Nosso maior expoente do direito brasileiro, Rui Barbosa já defendia que “a pior ditadura que tem é a do judiciário. Contra ela, não há a quem recorrer“. Nesta moldura da AP 1044, a quem devemos recorrer se o STF é a última instância do Poder Judiciário e ao mesmo tempo parte interessada em seu resultado? Para isso, os constituintes foram sábios ao insculpir o instituto do indulto presidencial junto ao Poder Constituinte Originário (Leia-se: Constituição Federal), pela via do Decreto presidencial. De bom grado lembrar que, o próprio Poder Judiciário não está acima do Poder Legislativo ou Poder Executivo.Os poderes da República são independentes e harmônicos entre si, como reza o artigo 2º da Constituição Federal de 1988.

Registro aqui de logo, sobre a minha total reprovação pelo discurso de ódio do então acusado Daniel Silveira, mas também friso com veemência máxima acerca da importância de se respeitar e obedecer a nossa Lei Maior, que é a Constituição Federal de 1988. Para quem sofre de uma miopia jurídica quanto ao caso em debate que trago aqui, o que está em apreciação neste texto não são as falas do Daniel Silveira, mas sim o risco real de uma ameaça contra nosso sistema jurídico nacional. Caso o endosso do STF neste julgamento da Ação Penal nº 1044 seja confirmado, os efeitos derivativos para outras instâncias serão devastadores. E não pense que isso não afetará o direito individual de todos nós, pelo contrário, pois estará em xeque nossa liberdade de expressão, nosso direito à livre locomoção no País em tempos de paz e ao nosso direito à propriedade privada e outros mais.

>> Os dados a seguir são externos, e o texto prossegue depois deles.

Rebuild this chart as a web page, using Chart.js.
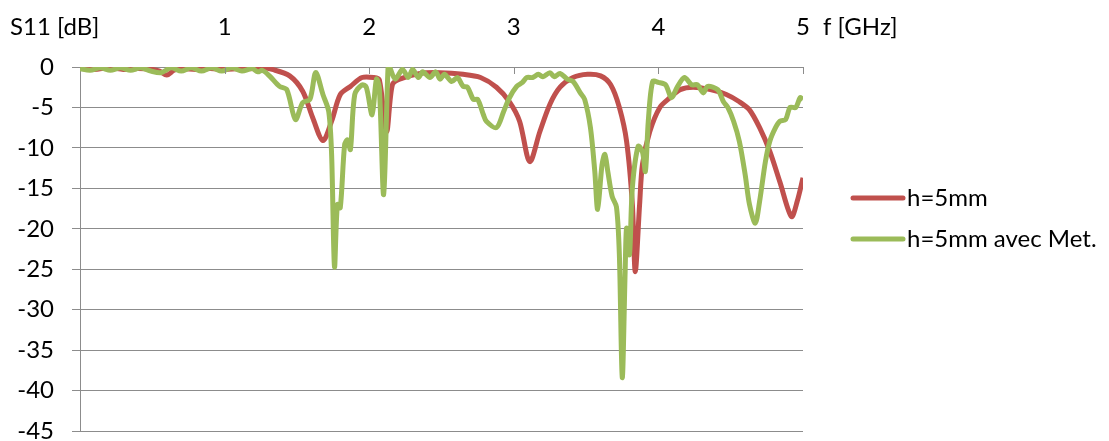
<!DOCTYPE html>
<html>
<head>
<meta charset="utf-8">
<script src="https://cdn.jsdelivr.net/npm/chart.js@4"></script>
<style>
  html, body { margin: 0; padding: 0; background: #fff; }
  #wrap { width: 1109px; height: 441px; }
</style>
</head>
<body>
<div id="wrap"><canvas id="s11-chart" width="1109" height="441"></canvas></div>
<script>
// frequency [GHz] and S11 [dB]
const redFreq = [0, 0.1, 0.2, 0.3, 0.4, 0.5, 0.55, 0.6, 0.65, 0.7, 0.8, 0.9, 1.0, 1.1, 1.2, 1.26,
    1.33, 1.45, 1.54, 1.61, 1.68, 1.74, 1.80, 1.87, 1.95, 2.03, 2.07, 2.12, 2.16, 2.21, 2.35, 2.49,
    2.65, 2.77, 2.88, 2.97, 3.04, 3.11, 3.18, 3.25, 3.32, 3.41, 3.51, 3.60, 3.67, 3.73, 3.78, 3.82,
    3.84, 3.87, 3.89, 3.94, 4.01, 4.08, 4.15, 4.24, 4.36, 4.47, 4.56, 4.63, 4.70, 4.77, 4.84, 4.92,
    4.96, 5.0];
const redS11 = [-0.1, -0.3, -0.1, -0.3, -0.2, -0.3, -0.5, -1.0, -0.4, -0.2, -0.3, -0.2, -0.3, -0.2, -0.2, -0.1,
    -0.3, -1.1, -3.0, -6.3, -9.1, -6.7, -3.4, -2.4, -1.3, -1.3, -1.6, -8.0, -2.2, -1.5, -0.8, -0.7,
    -0.9, -1.3, -2.5, -4.3, -6.7, -11.7, -8.0, -4.6, -2.5, -1.3, -0.9, -1.1, -2.2, -5.0, -9.2, -17.0,
    -25.3, -17.0, -12.0, -8.0, -5.0, -3.8, -2.8, -2.5, -2.8, -3.4, -4.3, -5.3, -7.5, -10.4, -14.2, -18.5,
    -16.6, -13.7];

const greenFreq = [0, 0.07, 0.14, 0.21, 0.28, 0.35, 0.42, 0.49, 0.56, 0.63, 0.7, 0.77, 0.84, 0.91, 0.98,
    1.05, 1.12, 1.19, 1.23, 1.26, 1.31, 1.38, 1.43, 1.49, 1.54, 1.59, 1.63, 1.68, 1.72, 1.74, 1.76,
    1.78, 1.80, 1.83, 1.85, 1.87, 1.90, 1.95, 1.98, 2.02, 2.05, 2.07, 2.10, 2.13, 2.14, 2.18, 2.23,
    2.27, 2.30, 2.34, 2.37, 2.42, 2.46, 2.49, 2.52, 2.57, 2.61, 2.65, 2.68, 2.72, 2.75, 2.79, 2.81,
    2.88, 2.93, 2.97, 3.02, 3.06, 3.09, 3.13, 3.17, 3.20, 3.25, 3.28, 3.32, 3.37, 3.41, 3.46, 3.49,
    3.53, 3.56, 3.58, 3.61, 3.63, 3.65, 3.68, 3.71, 3.73, 3.75, 3.77, 3.78, 3.80, 3.82, 3.86, 3.89,
    3.91, 3.93, 3.96, 4.00, 4.05, 4.09, 4.13, 4.18, 4.23, 4.27, 4.31, 4.34, 4.41, 4.45, 4.48, 4.52,
    4.56, 4.60, 4.63, 4.67, 4.70, 4.74, 4.77, 4.81, 4.84, 4.88, 4.91, 4.95, 4.98, 5.0];
const greenS11 = [-0.2, -0.4, -0.1, -0.4, -0.1, -0.4, -0.1, -0.5, -0.7, -0.1, -0.5, -0.1, -0.5, -0.1, -0.5,
    -0.1, -0.5, -0.2, -0.6, -0.4, -1.1, -2.4, -2.8, -6.5, -4.4, -4.0, -0.7, -3.4, -5.5, -10.8, -24.7,
    -17.0, -17.4, -9.6, -9.0, -10.2, -3.4, -2.2, -2.5, -5.9, -1.5, -2.5, -15.8, -0.2, 0, -1.5, -0.3,
    -1.3, -0.3, -1.3, -0.6, -1.3, -0.6, -1.5, -0.9, -1.8, -1.3, -2.4, -2.5, -4.0, -4.0, -5.9, -6.7,
    -7.5, -5.5, -3.8, -2.4, -1.9, -1.3, -1.3, -0.9, -1.2, -0.7, -1.2, -0.8, -1.5, -1.8, -3.2, -4.0,
    -7.5, -12.9, -17.6, -12.1, -10.8, -12.9, -16.0, -17.3, -23.2, -38.4, -25.3, -19.9, -23.2, -14.9, -9.8, -10.5,
    -12.9, -6.7, -1.8, -1.9, -2.2, -3.8, -2.5, -1.3, -2.2, -2.2, -3.2, -2.4, -2.8, -4.3, -5.0, -6.7,
    -9.2, -13.3, -17.0, -19.3, -16.6, -11.7, -9.2, -7.5, -6.7, -6.5, -5.0, -5.0, -3.8, -4.0];

const seriesNames = ['h=5mm', 'h=5mm avec Met.'];
const seriesColors = ['#C0504D', '#9BBB59'];
const xTicks = [1, 2, 3, 4, 5];
const xTitle = 'f [GHz]';
const yTitle = 'S11 [dB]';

const FONT = 'Lato, "Open Sans", sans-serif';
const FONT_SIZE = 24;
const gridColor = '#8c8c8c';

function toPoints(xs, ys){
    return xs.map((x, i) => ({ x: x, y: ys[i] }));
}

//axis titles, inward x ticks and the legend drawn by hand
const extras = {
    id: 'extras',
    afterDraw(chart){
        const ctx = chart.ctx;
        const xs = chart.scales.x;
        const area = chart.chartArea;
        ctx.save();

        ctx.strokeStyle = gridColor;
        ctx.lineWidth = 1;
        xTicks.forEach(function(t){
            const px = Math.round(xs.getPixelForValue(t)) + 0.5;
            ctx.beginPath();
            ctx.moveTo(px, area.top);
            ctx.lineTo(px, area.top + 7);
            ctx.stroke();
        });

        ctx.fillStyle = '#000';
        ctx.font = FONT_SIZE + 'px ' + FONT;
        ctx.textBaseline = 'middle';
        ctx.textAlign = 'left';
        ctx.fillText(yTitle, 10, 27);
        ctx.fillText(xTitle, 823, 27);

        chart.data.datasets.forEach(function(ds, i){
            const y = 198 + i * 41;
            ctx.strokeStyle = ds.borderColor;
            ctx.lineWidth = 5;
            ctx.lineCap = 'round';
            ctx.beginPath();
            ctx.moveTo(853, y);
            ctx.lineTo(903, y);
            ctx.stroke();
            ctx.fillStyle = '#000';
            ctx.fillText(ds.label, 907, y);
        });
        ctx.restore();
    }
};

const ctx = document.getElementById('s11-chart').getContext('2d');
const s11Chart = new Chart(ctx, {
    type: 'line',
    data: {
        datasets: [{
            label: seriesNames[0],
            data: toPoints(redFreq, redS11),
            borderColor: seriesColors[0],
            backgroundColor: seriesColors[0],
            borderWidth: 5,
            pointRadius: 0,
            tension: 0.3,
            order: 1,
        }, {
            label: seriesNames[1],
            data: toPoints(greenFreq, greenS11),
            borderColor: seriesColors[1],
            backgroundColor: seriesColors[1],
            borderWidth: 5,
            pointRadius: 0,
            tension: 0.3,
            order: 0,
        }]
    },
    options: {
        responsive: false,
        animation: false,
        maintainAspectRatio: false,
        layout: { padding: { left: 0, top: 0, right: 306, bottom: 10 } },
        plugins: {
            legend: { display: false },
            tooltip: { enabled: false }
        },
        scales: {
            x: {
                type: 'linear',
                position: 'top',
                min: 0,
                max: 5,
                afterFit: function(scale){
                    scale.height = 67;
                    scale.paddingLeft = 0;
                    scale.paddingRight = 0;
                },
                grid: { display: false, drawTicks: false },
                border: { display: false },
                ticks: {
                    stepSize: 1,
                    padding: 25,
                    color: '#000',
                    font: { family: FONT, size: FONT_SIZE },
                    maxRotation: 0,
                    callback: function(v){ return v === 0 ? '' : v; }
                }
            },
            y: {
                min: -45,
                max: 0,
                afterFit: function(scale){
                    scale.width = 80;
                    scale.paddingTop = 0;
                    scale.paddingBottom = 0;
                },
                grid: { color: gridColor, lineWidth: 1, tickLength: 8 },
                border: { display: true, color: gridColor, width: 1 },
                ticks: {
                    stepSize: 5,
                    padding: 18,
                    color: '#000',
                    font: { family: FONT, size: FONT_SIZE }
                }
            }
        }
    },
    plugins: [extras]
});
</script>
</body>
</html>
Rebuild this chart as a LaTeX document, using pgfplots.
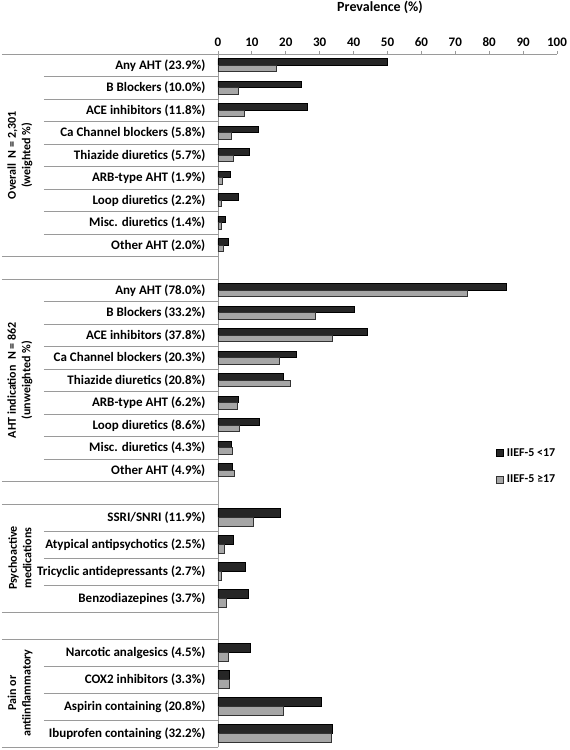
\documentclass[border=0pt]{standalone}
\usepackage{pgfplots}
\pgfplotsset{compat=1.18}
\usepackage{fontspec}
\setmainfont{Carlito}
\definecolor{darkbar}{HTML}{262626}
\definecolor{graybar}{HTML}{A6A6A6}
\definecolor{axisgray}{HTML}{9A9A9A}
\begin{document}
\begin{tikzpicture}
\begin{axis}[
  scale only axis,
  width=339pt, height=693pt,
  xmin=0, xmax=100, ymin=0, ymax=30.8,
  xbar,
  axis x line=top, axis y line=left,
  axis line style={-, draw=axisgray, line width=0.8pt},
  xtick={0,10,...,100},
  xtick align=outside,
  major tick length=3pt,
  x tick style={draw=axisgray, line width=0.8pt},
  y tick style={draw=none},
  /pgf/number format/assume math mode=true,
  xticklabel style={font=\bfseries\fontsize{13}{15}\selectfont, yshift=1pt},
  xlabel={Prevalence (\%)},
  xlabel style={font=\bfseries\fontsize{14}{16}\selectfont, at={(axis description cs:0.478,1)}, anchor=center, yshift=47pt},
  ytick={0.6,1.8,3.0,4.2,6.6,7.8,9.0,10.2,12.3,13.3,14.3,15.3,16.3,17.3,18.3,19.3,20.3,22.3,23.3,24.3,25.3,26.3,27.3,28.3,29.3,30.3},
  yticklabels={
    Ibuprofen containing  (32.2\%),
    Aspirin containing  (20.8\%),
    COX2 inhibitors (3.3\%),
    Narcotic analgesics  (4.5\%),
    Benzodiazepines (3.7\%),
    Tricyclic antidepressants  (2.7\%),
    Atypical antipsychotics  (2.5\%),
    SSRI/SNRI (11.9\%),
    Other AHT (4.9\%),
    Misc. diuretics  (4.3\%),
    Loop diuretics (8.6\%),
    ARB-type AHT (6.2\%),
    Thiazide diuretics  (20.8\%),
    Ca Channel blockers (20.3\%),
    ACE inhibitors  (37.8\%),
    B Blockers  (33.2\%),
    Any AHT (78.0\%),
    Other AHT (2.0\%),
    Misc. diuretics  (1.4\%),
    Loop diuretics (2.2\%),
    ARB-type AHT (1.9\%),
    Thiazide diuretics  (5.7\%),
    Ca Channel blockers (5.8\%),
    ACE inhibitors  (11.8\%),
    B Blockers  (10.0\%),
    Any AHT (23.9\%)},
  yticklabel style={font=\bfseries\fontsize{13}{15}\selectfont, anchor=east, inner sep=0pt, xshift=-11pt},
  clip=false,
  legend image code/.code={\draw[#1] (0pt,-3.5pt) rectangle (7pt,3.5pt);},
  legend style={draw=none, fill=none, at={(0.81,0.436)}, anchor=north west,
    font=\bfseries\fontsize{12}{14}\selectfont, row sep=14pt, column sep=2pt,
    nodes={inner sep=1.5pt}},
  legend cell align=left,
]
% upper section (AHT groups)
\addplot[fill=darkbar, draw=black, line width=0.6pt, bar width=0.29, bar shift=0.145] coordinates {
  (4.2,12.3) (4.0,13.3) (12.1,14.3) (6.1,15.3) (19.4,16.3) (23.1,17.3) (43.9,18.3) (40.1,19.3) (85.0,20.3)
  (2.9,22.3) (2.3,23.3) (6.1,24.3) (3.6,25.3) (9.3,26.3) (12.0,27.3) (26.3,28.3) (24.7,29.3) (50.0,30.3)};
\addlegendentry{IIEF-5 <17}
\addplot[fill=graybar, draw=black!80, line width=0.6pt, bar width=0.29, bar shift=-0.145] coordinates {
  (4.9,12.3) (4.2,13.3) (6.3,14.3) (5.8,15.3) (21.3,16.3) (18.2,17.3) (33.8,18.3) (28.7,19.3) (73.4,20.3)
  (1.5,22.3) (0.9,23.3) (0.9,24.3) (1.2,25.3) (4.4,26.3) (3.8,27.3) (7.7,28.3) (6.0,29.3) (17.1,30.3)};
\addlegendentry{IIEF-5 ≥17}
% lower section (psychoactive, pain)
\addplot[forget plot, fill=darkbar, draw=black, line width=0.6pt, bar width=0.41, bar shift=0.205] coordinates {
  (33.8,0.6) (30.6,1.8) (3.2,3.0) (9.4,4.2) (8.8,6.6) (8.2,7.8) (4.6,9.0) (18.5,10.2)};
\addplot[forget plot, fill=graybar, draw=black!80, line width=0.6pt, bar width=0.41, bar shift=-0.205] coordinates {
  (33.4,0.6) (19.2,1.8) (3.3,3.0) (3.0,4.2) (2.5,6.6) (1.1,7.8) (2.0,9.0) (10.4,10.2)};
% category frame lines
\pgfplotsinvokeforeach{30.8,21.8,20.8,11.8,10.8,6.0,4.8,0}{
  \draw[axisgray, line width=0.8pt] ([xshift=-216pt]axis cs:0,#1) -- (axis cs:0,#1);}
\pgfplotsinvokeforeach{29.8,28.8,27.8,26.8,25.8,24.8,23.8,22.8,19.8,18.8,17.8,16.8,15.8,14.8,13.8,12.8,9.6,8.4,7.2,3.6,2.4,1.2}{
  \draw[axisgray, line width=0.8pt] ([xshift=-174pt]axis cs:0,#1) -- (axis cs:0,#1);}
% group labels
\node[rotate=90, align=center, font=\bfseries\fontsize{12}{14.5}\selectfont] at ([xshift=-198pt]axis cs:0,26.3) {Overall\hspace{0.45em}N = 2,301\\(weighted \%)};
\node[rotate=90, align=center, font=\bfseries\fontsize{12}{14.5}\selectfont] at ([xshift=-198pt]axis cs:0,16.3) {AHT indication\hspace{0.45em}N = 862\\(unweighted \%)};
\node[rotate=90, align=center, font=\bfseries\fontsize{12}{14.5}\selectfont] at ([xshift=-198pt]axis cs:0,8.4) {Psychoactive\\medications};
\node[rotate=90, align=center, font=\bfseries\fontsize{12}{14.5}\selectfont] at ([xshift=-198pt]axis cs:0,2.4) {Pain or\\antiinflammatory};
\coordinate (O) at (axis cs:0,30.8);
\end{axis}
\pgfresetboundingbox
\path[use as bounding box] ([shift={(-218pt,54pt)}]O) rectangle ([shift={(352pt,-696pt)}]O);
\end{tikzpicture}
\end{document}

O Sistema de Freios e Contrapesos amplamente aplicado pelos operadores do Direito deve também ser imprimido ao Supremo Tribunal Federal, sob pena de termos uma “corte” ( “c” minúsculo mesmo) julgadora para além da Constituição Federal e em prejuízo coletivo. Esse final degradante para os dois lados, STF e presidente Bolsonaro, é uma resultante do seu errôneo início pela lavra de um dos ministros do STF e a concordância pelos seus pares.

Uma coisa é certa, a “corda” já esgarçou e torcemos pelo bem de toda a nação brasileira que não haja essa ruptura entres os poderes da União.